While the stock market appears to have dodged bear territory for now, the Fed is on top of inflation, the real estate market is softening only slightly, OPEC+ has promised increased oil supply, and China is finally emerging from lockdowns to ease supply worries, there are still periodic troubling signs investors should keep an eye on.
Here are four things to watch out for.
Big names making ominous predictions.
Two Goldman Sachs leaders have now made ominous warnings in public talks. Jamie Dimon, speaking at a conference sponsored by AllianceBernstein Holdings on Wednesday, openly spoke of a potential “hurricane” closing in on the markets, due to a confluence of factors he felt looked problematic.
Then on Thursday, Goldman President John Waldron made a statement echoing Jamie Dimon’s pessimistic tone, saying, “We expect there’s going to be tougher economic times ahead. “No question we are seeing a tougher capital-markets environment.”
The problem statements like these have are two fold. First, they may be based on real problems which are forthcoming which lesser informed investors have not seen. And second, these statements themselves carry weight with regular investors, and can affect psychology in the market, thereby becoming self-fulfilling prophesies.
To that end, Goldman’s leaders seem uniquely pessimistic for now. A survey of investors done by Yahoo News found the big names were overall cautiously optimistic for the most part. But as we go forward, it will pay to keep an ear to what the big names are telling everyone else, if only to get an idea what everyone else may be looking at and thinking as they make the masses of decisions that will determine the path forward.
Big Tech Problems
Many Big Tech companies offer services to businesses to make their jobs easier, at a cost. To that end, when companies are flush, and looking to do more, faster and easier, they will purchase certain big tech services, to help fuel rapid expansions. However as regular businesses begin to tighten their belts and look at having less to do, big tech services my be the first things they unburden themselves of, and that may begin to register in the prospects of big tech companies.

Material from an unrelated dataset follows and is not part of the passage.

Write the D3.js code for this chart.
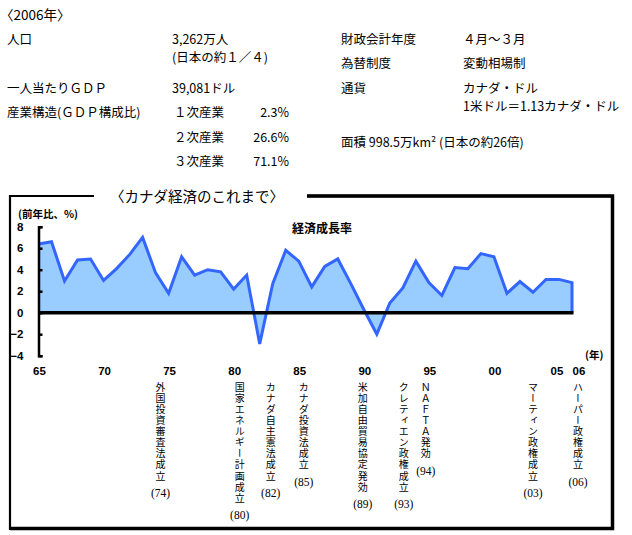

To that end, although Salesforce had a bullish take on their future this week, many other big tech companies are reporting less than stellar earnings.
Microsoft just reduced full year sales and earnings guidance. It blamed volatile foreign currency exchange rates for eating into profits as it converted foreign currencies to bring profits home. But it is not clear if there were a major slowdown in business they would necessarily point that out and risk affecting stock price adversely, especially if there were something unrelated and potentially temporary, which they could blame the shortfalls on.
Hewlett Packard Enterprises (HPE) reduced its full year profit predictions on Wednesday. Again the company blamed volatile foreign currency markets, and pulling out of Russia. CFO Tarek Robbiati also blamed supply chain issues, but it is always possible there were other factors.
Software supplier C3.ai (AI) reported a mediocre quarter Wednesday, telling analysts on a conference call that customers were delaying orders due to economic uncertainty.
Bond Market Blues
S&P Global (SPGI), the ratings outfit, warned the bond market was “extraordinarily” weak and actually suspended its full year forecast.
The company said, “Macroeconomic conditions have deteriorated since S&P Global last provided financial guidance on May 3, 2022, negatively impacting the Company’s expectations for GDP growth and debt issuance volumes… Given the volatility and uncertainty in the issuance environment, the Company cannot affirm its previously issued guidance and expects to reintroduce formal financial guidance in conjunction with its second quarter 2022 earnings results.”
Real Estate Tremors
In April, existing home sales declined 2.4% from March to a seasonally adjusted annualized rate of 5.61 million. Sales were 5.9% lower than April 2021, making it the slowest rate since June 2020, when economy was dealing with sweeping shutdowns due to the pandemic.
The real estate market is simultaneously a source of fuel for economic optimism among consumers which drives spending and economic activity, and it is affected directly by that optimism. A portion of the price growth we have seen was driven by institutional investors betting on home prices going up. And home buyers will buy homes based upon the idea prices are only going up. If the economy contracts, and homebuyers begin to stop buying homes, prices can drop, institutional investors might sense a ceiling and pull back, home buyers might wait to see if the market has a bottom, and the real estate market would lose key factors driving up prices very quickly.
To that end, tremors in the real estate market can spiral into tremors in the stock market as well.
Nothing is certain in this environment. Even as some indicators point to a contraction, or even a possible recession, there are unique factors. The whole economy was artificially suppressed by COVID lockdowns, which are now being lifted, allowing a pent up demand to be fulfilled.
The war in Ukraine could end in a few weeks, refineries are coming out of seasonal maintenance, OPEC+ seems to be in a more accommodating mood to help lower prices in their last meeting, and with ultra-low cost oil currently flooding from Russia to China in an almost isolated system, it seems less likely a Chinese re-opening will shock energy markets. Any drop in energy costs could send the present market sailing.
There is plenty of reason for optimism. But as always, there are indicators for caution to watch as well.